* begin DATA SEGMENT *
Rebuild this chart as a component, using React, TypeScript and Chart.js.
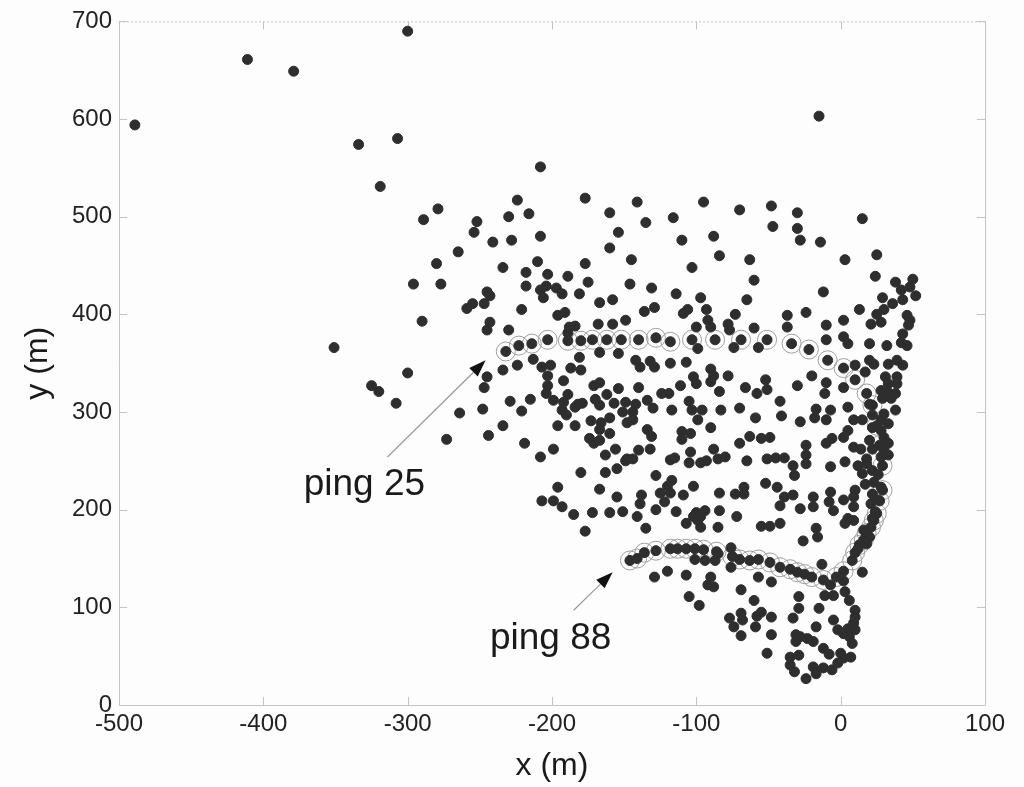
import React, { useEffect, useRef } from "react";
import { Chart, registerables } from "chart.js";

Chart.register(...registerables);

const xRange = [-500, 100];
const yRange = [0, 700];
const xLabel = "x (m)";
const yLabel = "y (m)";

// scattered target echoes [x, y] in metres
const echoes: [number, number][] = [
  // isolated points
  [-489, 594], [-411, 661], [-379, 649], [-300, 690], [-334, 574], [-307, 580], [-319, 531],
  [-289, 497], [-279, 508], [-265, 464], [-280, 452], [-296, 431], [-277, 431], [-290, 393],
  [-351, 366], [-300, 340], [-325, 327], [-320, 321], [-308, 309], [-273, 272], [-264, 299],
  [-15, 603],
  // left cluster
  [-189, 381], [-181, 356], [-167, 361], [-154, 360], [-234, 343], [-224, 348], [-213, 354],
  [-207, 346], [-201, 348], [-187, 345], [-180, 343], [-245, 336], [-247, 325], [-203, 337],
  [-192, 332], [-203, 327], [-171, 327], [-167, 330], [-154, 324], [-204, 319], [-189, 318],
  [-162, 318], [-199, 312], [-192, 310], [-182, 308], [-179, 309], [-170, 313], [-157, 309],
  [-149, 310], [-229, 311], [-215, 313], [-248, 303], [-221, 301], [-193, 302], [-190, 297],
  [-184, 305], [-167, 307], [-151, 300], [-160, 294], [-173, 291], [-166, 289], [-167, 282],
  [-196, 286], [-184, 286], [-234, 286], [-160, 278], [-174, 273], [-171, 268], [-167, 271],
  [-244, 276], [-219, 268], [-199, 262], [-208, 254], [-156, 262], [-163, 256], [-149, 250],
  [-180, 238], [-163, 238], [-155, 242], [-196, 223], [-167, 221], [-155, 213], [-207, 209],
  [-199, 209], [-193, 203], [-185, 195], [-172, 197], [-160, 197], [-151, 198],
  // upper left
  [-208, 551], [-224, 517], [-177, 519], [-141, 515], [-230, 500], [-216, 503], [-252, 495],
  [-254, 484], [-160, 504], [-154, 484], [-241, 474], [-228, 476], [-208, 480], [-160, 468],
  [-145, 456], [-210, 454], [-234, 448], [-218, 443], [-203, 441], [-189, 439], [-177, 452],
  [-175, 433], [-146, 431], [-218, 429], [-208, 425], [-204, 429], [-197, 427], [-193, 421],
  [-206, 417], [-245, 423], [-243, 419], [-255, 411], [-259, 406], [-247, 411], [-221, 405],
  [-181, 421], [-167, 412], [-158, 415], [-196, 399], [-191, 402], [-243, 392], [-245, 384],
  [-230, 384], [-168, 390], [-158, 390], [-149, 394], [-188, 387], [-184, 388],
  // upper middle
  [-95, 515], [-70, 507], [-48, 511], [-30, 504], [-135, 494], [-116, 499], [-47, 490],
  [-30, 488], [-28, 476], [-14, 474], [-110, 476], [-88, 480], [-84, 460], [-63, 456],
  [-103, 448], [-60, 435], [-131, 427], [-114, 421], [-97, 417], [-65, 415], [-12, 423],
  [-136, 403], [-129, 407], [-109, 401], [-106, 405], [-93, 405], [-92, 394], [-73, 400],
  [-37, 399], [-24, 402], [-100, 387], [-90, 387], [-78, 390], [-77, 384], [-60, 386],
  [-37, 387], [-10, 389],
  // upper right
  [15, 498], [3, 456], [25, 461], [24, 439], [38, 433], [50, 436], [42, 425], [48, 428],
  [52, 419], [43, 415], [29, 417], [36, 411], [13, 405], [30, 405], [25, 400], [2, 394],
  [21, 390], [28, 392], [46, 399], [48, 394], [47, 389], [43, 380], [2, 377],
  // centre
  [-99, 365], [-74, 366], [-57, 366], [-142, 353], [-139, 346], [-132, 352], [-129, 346],
  [-118, 350], [-107, 351], [-90, 344], [-88, 337], [-102, 336], [-78, 337], [-90, 331],
  [-100, 329], [-111, 327], [-140, 325], [-124, 319], [-119, 319], [-84, 321], [-66, 325],
  [-52, 333], [-51, 323], [-58, 319], [-30, 327], [-142, 308], [-144, 300], [-134, 312],
  [-130, 304], [-117, 302], [-105, 311], [-103, 302], [-96, 302], [-83, 302], [-70, 304],
  [-42, 311], [-41, 296], [-59, 294], [-99, 292], [-28, 290], [-144, 292], [-148, 289],
  [-134, 282], [-131, 275], [-110, 280], [-104, 278], [-110, 272], [-90, 284], [-70, 268],
  [-63, 275], [-55, 273], [-49, 274], [-24, 266], [-24, 256], [-24, 247], [-140, 261],
  [-132, 262], [-148, 252], [-144, 252], [-118, 251], [-115, 253], [-105, 248], [-97, 248],
  [-93, 250], [-104, 259], [-88, 262], [-85, 252], [-80, 254], [-65, 250], [-51, 252],
  [-45, 253], [-39, 253], [-33, 245], [-32, 235], [-128, 235], [-117, 230], [-120, 224],
  [-102, 224], [-67, 223], [-52, 227], [-44, 223], [-138, 215], [-125, 217], [-118, 217],
  [-109, 215], [-84, 217], [-73, 216], [-67, 216], [-39, 213], [-33, 215], [-139, 206],
  [-122, 208], [-128, 200], [-114, 198], [-100, 197], [-94, 199], [-84, 199], [-42, 204],
  [-28, 201], [-141, 193], [-72, 193], [-102, 193], [-97, 193],
  // right band
  [-10, 374], [5, 370], [20, 370], [32, 368], [42, 371], [46, 368], [20, 353], [23, 349],
  [33, 349], [39, 353], [43, 348], [10, 348], [17, 341], [-20, 337], [-10, 330], [-11, 319],
  [2, 325], [31, 336], [39, 336], [33, 329], [39, 329], [28, 322], [33, 320], [38, 319],
  [35, 314], [29, 314], [5, 305], [20, 308], [-17, 303], [-7, 302], [-18, 294], [-10, 292],
  [9, 292], [15, 292], [22, 297], [30, 298], [38, 302], [28, 292], [33, 288], [22, 284],
  [28, 281], [5, 281], [2, 274], [-6, 273], [-10, 268], [30, 274], [33, 268], [20, 271],
  [14, 262], [9, 264], [22, 262], [30, 261], [33, 256], [28, 254], [18, 252], [18, 247],
  [3, 249], [-7, 244], [12, 245], [15, 237], [26, 236], [22, 240], [23, 228], [17, 226],
  [28, 223], [10, 220], [-7, 218], [-19, 213], [-8, 208], [2, 210], [9, 213], [22, 216],
  [26, 210], [21, 206], [-19, 203], [-5, 199], [9, 203], [24, 198], [5, 191], [22, 191],
  // lower middle
  [-107, 186], [-99, 189], [-97, 182], [-177, 178], [-135, 181], [-101, 149], [-94, 148],
  [-129, 131], [-120, 137], [-107, 133], [-105, 111], [-98, 102], [-92, 123],
  // lower right
  [-55, 183], [-49, 183], [-42, 186], [-17, 181], [-16, 172], [-26, 168], [3, 186], [9, 189],
  [16, 179], [20, 172], [18, 165], [12, 160], [15, 136], [-85, 182], [-85, 155], [-87, 148],
  [-76, 161], [-76, 141], [-57, 131], [-48, 126], [-90, 131], [-88, 121], [-69, 118],
  [-60, 107], [-77, 89], [-69, 94], [-68, 87], [-74, 80], [-58, 91], [-55, 95], [-59, 80],
  [-48, 90], [-69, 71], [-48, 72], [-51, 53], [-33, 89], [-29, 111], [-29, 99], [-15, 99],
  [-17, 80], [-31, 72], [-28, 70], [-23, 68], [-19, 65], [-31, 65], [-12, 58], [-8, 52],
  [-35, 49], [-29, 51], [-35, 41], [-32, 34], [-24, 27], [-19, 39], [-17, 32], [-12, 38],
  [-6, 36], [-2, 43], [2, 48], [7, 49], [0, 53], [8, 63], [-5, 87], [-2, 77], [2, 73],
  [5, 78], [9, 84], [6, 70], [10, 77], [10, 90], [10, 97], [-11, 112], [-5, 112], [3, 116],
  [6, 107], [2, 127], [-7, 123], [-13, 144],
];

// echoes of ping 25 (circled)
const ping25: [number, number][] = [
  [-232, 362], [-223, 368], [-214, 370], [-203, 374], [-189, 373], [-180, 373], [-172, 374],
  [-162, 374], [-152, 374], [-140, 374], [-128, 376], [-118, 372], [-103, 374], [-87, 374],
  [-69, 374], [-51, 374], [-34, 370], [-22, 364], [-9, 353], [2, 345], [10, 333], [18, 319],
  [22, 307], [25, 286], [27, 266], [29, 245],
];

// echoes of ping 88 (circled)
const ping88: [number, number][] = [
  [-146, 148], [-141, 150], [-136, 156], [-128, 158], [-118, 160], [-113, 160], [-107, 160],
  [-101, 160], [-95, 159], [-86, 157], [-75, 152], [-70, 149], [-63, 148], [-57, 149],
  [-49, 146], [-42, 141], [-35, 139], [-30, 136], [-25, 134], [-20, 131], [-12, 128],
  [-3, 131], [2, 137], [8, 148], [10, 156], [13, 164], [16, 169], [18, 176], [21, 182],
  [23, 189], [25, 196], [27, 209], [29, 220],
];

// annotations: label text, label anchor, arrow tail, arrow tip (data units)
const annotationText = ["ping 25", "ping 88"];
const annotationLabelAt: [number, number][] = [[-372, 215], [-243, 57]];
const arrowTail: [number, number][] = [[-314, 254], [-185, 97]];
const arrowTip: [number, number][] = [[-246, 353], [-158, 136]];

const FONT = '"Liberation Sans", Arial, Helvetica, sans-serif';
const DOT = "#2e2e2e";
const FRAME = "#c4c4c4";

const toPts = (arr: [number, number][]) => arr.map(([x, y]) => ({ x, y }));

const decorPlugin = {
  id: "decor",
  beforeDraw(chart: any) {
    const { ctx, width, height } = chart;
    ctx.save();
    ctx.fillStyle = "#fdfdfd";
    ctx.fillRect(0, 0, width, height);
    ctx.restore();
  },
  beforeDatasetsDraw(chart: any) {
    const { ctx, chartArea: a, scales } = chart;
    const xs = scales.x;
    const ys = scales.y;
    ctx.save();
    ctx.strokeStyle = FRAME;
    ctx.lineWidth = 1;
    ctx.beginPath();
    ctx.moveTo(a.left + 0.5, a.top);
    ctx.lineTo(a.left + 0.5, a.bottom + 0.5);
    ctx.lineTo(a.right + 0.5, a.bottom + 0.5);
    ctx.lineTo(a.right + 0.5, a.top);
    ctx.stroke();
    ctx.setLineDash([2, 2]);
    ctx.beginPath();
    ctx.moveTo(a.left, a.top + 0.5);
    ctx.lineTo(a.right, a.top + 0.5);
    ctx.stroke();
    ctx.setLineDash([]);
    const tl = 8;
    ctx.beginPath();
    for (const t of xs.ticks) {
      const p = Math.round(xs.getPixelForValue(t.value)) + 0.5;
      ctx.moveTo(p, a.bottom);
      ctx.lineTo(p, a.bottom - tl);
      ctx.moveTo(p, a.top);
      ctx.lineTo(p, a.top + tl);
    }
    for (const t of ys.ticks) {
      const p = Math.round(ys.getPixelForValue(t.value)) + 0.5;
      ctx.moveTo(a.left, p);
      ctx.lineTo(a.left + tl, p);
      ctx.moveTo(a.right, p);
      ctx.lineTo(a.right - tl, p);
    }
    ctx.stroke();
    ctx.restore();
  },
  afterDraw(chart: any) {
    const { ctx, scales } = chart;
    const xs = scales.x;
    const ys = scales.y;
    ctx.save();
    for (let i = 0; i < annotationText.length; i++) {
      const tx = xs.getPixelForValue(arrowTail[i][0]);
      const ty = ys.getPixelForValue(arrowTail[i][1]);
      const hx = xs.getPixelForValue(arrowTip[i][0]);
      const hy = ys.getPixelForValue(arrowTip[i][1]);
      const ang = Math.atan2(hy - ty, hx - tx);
      const len = 17;
      const half = 6;
      const bx = hx - len * Math.cos(ang);
      const by = hy - len * Math.sin(ang);
      ctx.strokeStyle = "#9a9a9a";
      ctx.lineWidth = 1.2;
      ctx.beginPath();
      ctx.moveTo(tx, ty);
      ctx.lineTo(bx, by);
      ctx.stroke();
      ctx.fillStyle = "#111";
      ctx.beginPath();
      ctx.moveTo(hx, hy);
      ctx.lineTo(bx - half * Math.sin(ang), by + half * Math.cos(ang));
      ctx.lineTo(bx + half * Math.sin(ang), by - half * Math.cos(ang));
      ctx.closePath();
      ctx.fill();
      ctx.font = `37px ${FONT}`;
      ctx.fillStyle = "#1a1a1a";
      ctx.textAlign = "left";
      ctx.textBaseline = "alphabetic";
      ctx.fillText(
        annotationText[i],
        xs.getPixelForValue(annotationLabelAt[i][0]),
        ys.getPixelForValue(annotationLabelAt[i][1])
      );
    }
    ctx.restore();
  },
};

export default function App() {
  const ref = useRef<HTMLCanvasElement | null>(null);
  useEffect(() => {
    if (!ref.current) return;
    const dotStyle = {
      pointRadius: 5,
      pointBorderWidth: 1,
      pointBackgroundColor: DOT,
      pointBorderColor: DOT,
      showLine: false,
    };
    const ringStyle = {
      pointRadius: 9.5,
      pointBorderWidth: 1,
      pointBackgroundColor: "rgba(0,0,0,0)",
      pointBorderColor: "#a0a0a0",
      showLine: false,
    };
    const chart = new Chart(ref.current, {
      type: "scatter",
      data: {
        datasets: [
          { label: "echoes", data: toPts(echoes), ...dotStyle },
          { label: "ping 25", data: toPts(ping25), ...dotStyle },
          { label: "ping 88", data: toPts(ping88), ...dotStyle },
          { label: "ping 25 ring", data: toPts(ping25), ...ringStyle },
          { label: "ping 88 ring", data: toPts(ping88), ...ringStyle },
        ],
      },
      options: {
        responsive: false,
        animation: false,
        layout: { padding: { left: 0, top: 20, right: 39, bottom: 0 } },
        plugins: { legend: { display: false }, tooltip: { enabled: false } },
        scales: {
          x: {
            type: "linear",
            min: xRange[0],
            max: xRange[1],
            ticks: { stepSize: 100, padding: 5, color: "#222", font: { family: FONT, size: 24 } },
            grid: { display: false, drawTicks: false },
            border: { display: false },
            title: {
              display: true,
              text: xLabel,
              color: "#1a1a1a",
              font: { family: FONT, size: 32 },
              padding: { top: 0, bottom: 2 },
            },
            afterFit: (s: any) => {
              s.height = 82;
            },
          },
          y: {
            type: "linear",
            min: yRange[0],
            max: yRange[1],
            ticks: { stepSize: 100, padding: 7, color: "#222", font: { family: FONT, size: 24 } },
            grid: { display: false, drawTicks: false },
            border: { display: false },
            title: {
              display: true,
              text: yLabel,
              color: "#1a1a1a",
              font: { family: FONT, size: 32 },
              padding: { top: 19, bottom: 0 },
            },
            afterFit: (s: any) => {
              s.width = 119;
            },
          },
        },
      },
      plugins: [decorPlugin],
    });
    return () => chart.destroy();
  }, []);
  return (
    <div style={{ position: "fixed", left: 0, top: 0, width: 1024, height: 787 }}>
      <canvas ref={ref} width={1024} height={787} style={{ display: "block" }} />
    </div>
  );
}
* end DATA SEGMENT *
_TASK DESCRIPTION_
Copy out every line of the listing that contains the string "React".

_EXERCISE OUTPUT_
Rebuild this chart as a component, using React, TypeScript and Chart.js.
import React, { useEffect, useRef } from "react";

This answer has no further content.